In Opinion of the Attorney General No. 69-15, issued February 26, 1969, this office said that school districts were limited in additional tax levies to the 5% per annum increase in tax rates provided for in Sections 72-4-9 and 72-4-10, New Mexico Statutes Annotated, 1953 Compilation. Subsequent to issuance of Opinion of the Attorney General No. 69-15, the 1969 session of the legislature enacted Chapter 140 which exempts school districts from the limitation on proper tax increases provided in Section 72-4-9, supra, for the calendar year 1969. See Section 1, Chapter 140, Laws of 1969.

Before proceeding further it should be noted that this office has approved of the practice of municipalities ceding millage to school districts in Opinion of the Attorney General No. 65-17, issued February 2, 1965. This practice appears to have been recognized and approved of in Chapter 140, Laws of 1969.

It was pointed out above that Section 1 of Chapter 140 allows school districts to increase tax levies, without a millage increase, above the 5% limitation of Section 72-4-9, supra, for the calendar year 1969. Section 2 of Chapter 140 allows an increase in the tax levy of school districts for this calendar year by an increase in the millage as follows:

For calendar year 1969 no school district shall be allowed to levy taxes based on a higher millage than it levied in the calendar year 1968, unless millage not ceded to the district in 1968 is specifically ceded to the district in 1969. Provided however that the schools may levy taxes based on a higher millage than allowed in the first sentence of this section with the approval of the governing board of each county which contains within the exterior boundaries of the school district. (Emphasis supplied)

A plain reading of Section 2 reveals that no school district can increase its tax levy under Chapter 140 by assessing a higher millage not ceded to the district in 1968, "unless millage not ceded to the district in 1968 is specifically ceded to the district in 1969," or unless prior approval is given by the board of county commissioners of all counties in which the district lies.

Evidently it is contended that the second sentence of Section 2 applies to the increase that will occur when a municipality cedes its millage to a school district.
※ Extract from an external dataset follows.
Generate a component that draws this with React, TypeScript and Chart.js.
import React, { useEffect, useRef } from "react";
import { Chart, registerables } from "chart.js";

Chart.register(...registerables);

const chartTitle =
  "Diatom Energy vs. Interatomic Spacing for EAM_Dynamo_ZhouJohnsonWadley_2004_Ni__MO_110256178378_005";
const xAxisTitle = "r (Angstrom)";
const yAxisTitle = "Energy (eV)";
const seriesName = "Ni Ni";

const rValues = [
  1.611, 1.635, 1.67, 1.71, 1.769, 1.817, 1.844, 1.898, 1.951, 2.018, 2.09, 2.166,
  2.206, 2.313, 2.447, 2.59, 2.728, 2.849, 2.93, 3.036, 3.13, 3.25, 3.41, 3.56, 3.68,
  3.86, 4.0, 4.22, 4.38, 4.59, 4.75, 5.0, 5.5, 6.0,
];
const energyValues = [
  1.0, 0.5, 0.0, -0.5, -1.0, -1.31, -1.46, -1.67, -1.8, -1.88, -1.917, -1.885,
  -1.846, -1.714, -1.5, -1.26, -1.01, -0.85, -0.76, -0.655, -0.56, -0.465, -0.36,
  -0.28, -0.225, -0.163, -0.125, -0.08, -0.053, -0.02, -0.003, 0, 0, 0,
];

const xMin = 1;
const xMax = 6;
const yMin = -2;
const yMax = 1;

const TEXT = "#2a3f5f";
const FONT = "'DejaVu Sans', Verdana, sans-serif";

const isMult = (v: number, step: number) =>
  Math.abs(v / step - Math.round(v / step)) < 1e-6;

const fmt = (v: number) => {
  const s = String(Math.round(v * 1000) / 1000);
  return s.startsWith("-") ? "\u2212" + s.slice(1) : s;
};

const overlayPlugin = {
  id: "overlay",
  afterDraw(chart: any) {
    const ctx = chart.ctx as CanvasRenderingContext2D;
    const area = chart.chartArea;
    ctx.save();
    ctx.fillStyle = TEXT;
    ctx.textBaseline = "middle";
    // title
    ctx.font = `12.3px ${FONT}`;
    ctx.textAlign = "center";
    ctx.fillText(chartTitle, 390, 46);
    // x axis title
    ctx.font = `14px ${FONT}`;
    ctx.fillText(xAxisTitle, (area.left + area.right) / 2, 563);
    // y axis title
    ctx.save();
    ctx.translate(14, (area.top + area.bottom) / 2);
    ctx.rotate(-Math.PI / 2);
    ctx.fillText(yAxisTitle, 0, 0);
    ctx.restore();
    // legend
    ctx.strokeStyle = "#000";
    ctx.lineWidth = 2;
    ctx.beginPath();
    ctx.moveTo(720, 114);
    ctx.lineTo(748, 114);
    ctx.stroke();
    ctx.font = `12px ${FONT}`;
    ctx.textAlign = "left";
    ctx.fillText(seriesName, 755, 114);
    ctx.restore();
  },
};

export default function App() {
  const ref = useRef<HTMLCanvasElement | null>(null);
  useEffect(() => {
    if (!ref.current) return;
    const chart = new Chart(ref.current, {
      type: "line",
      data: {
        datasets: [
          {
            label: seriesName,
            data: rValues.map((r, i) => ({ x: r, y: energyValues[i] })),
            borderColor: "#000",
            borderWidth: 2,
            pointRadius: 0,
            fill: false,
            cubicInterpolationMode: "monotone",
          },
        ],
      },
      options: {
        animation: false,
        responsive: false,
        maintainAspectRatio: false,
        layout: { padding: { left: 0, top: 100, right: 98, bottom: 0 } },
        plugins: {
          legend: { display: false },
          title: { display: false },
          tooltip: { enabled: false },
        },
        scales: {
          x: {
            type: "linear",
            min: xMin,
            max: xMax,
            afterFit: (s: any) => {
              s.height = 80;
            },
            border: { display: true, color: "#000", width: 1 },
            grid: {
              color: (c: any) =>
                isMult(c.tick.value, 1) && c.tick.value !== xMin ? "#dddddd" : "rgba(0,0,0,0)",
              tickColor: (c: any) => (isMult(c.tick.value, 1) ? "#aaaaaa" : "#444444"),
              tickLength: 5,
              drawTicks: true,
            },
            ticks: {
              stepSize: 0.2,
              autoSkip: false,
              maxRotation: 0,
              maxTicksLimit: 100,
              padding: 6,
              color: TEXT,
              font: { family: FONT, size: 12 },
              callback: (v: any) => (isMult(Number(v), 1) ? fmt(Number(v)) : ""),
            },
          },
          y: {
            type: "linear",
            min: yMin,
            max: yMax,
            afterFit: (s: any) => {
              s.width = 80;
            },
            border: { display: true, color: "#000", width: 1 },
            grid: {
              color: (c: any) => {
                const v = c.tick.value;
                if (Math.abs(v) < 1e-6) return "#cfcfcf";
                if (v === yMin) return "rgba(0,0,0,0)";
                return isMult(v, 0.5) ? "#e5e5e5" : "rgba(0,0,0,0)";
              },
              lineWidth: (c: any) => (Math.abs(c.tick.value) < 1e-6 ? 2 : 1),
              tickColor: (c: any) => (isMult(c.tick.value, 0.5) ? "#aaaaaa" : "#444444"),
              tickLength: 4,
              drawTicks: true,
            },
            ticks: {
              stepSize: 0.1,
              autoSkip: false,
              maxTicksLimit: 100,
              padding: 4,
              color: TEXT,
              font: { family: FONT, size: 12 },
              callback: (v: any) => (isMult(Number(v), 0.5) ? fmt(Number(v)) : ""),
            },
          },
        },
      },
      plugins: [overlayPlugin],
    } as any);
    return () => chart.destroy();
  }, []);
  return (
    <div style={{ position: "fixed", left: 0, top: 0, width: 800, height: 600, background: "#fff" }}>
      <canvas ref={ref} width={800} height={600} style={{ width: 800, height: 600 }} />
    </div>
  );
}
We cannot agree. Under the second sentence of Section 2, approval of the county commissioners is necessary only for an increase in tax levy based on a higher millage other than is "allowed in the first sentence" of Section 2. Since the increase set forth in the facts above is allowed for in the first sentence of Section 2, approval of the county commissioners is not necessary.

To give any other construction to the second sentence of Section 2 would be to ignore the phrase "allowed in the first sentence of this section (Section 2)." What is allowed in the first sentence? The answer is only one thing, an increase {*56} in millage of the school district by a municipality ceding part of its millage to the school district. Thus the second sentence requirement of county commission approval only applies to other types of millage increases than allowed in the first sentence of Section 2.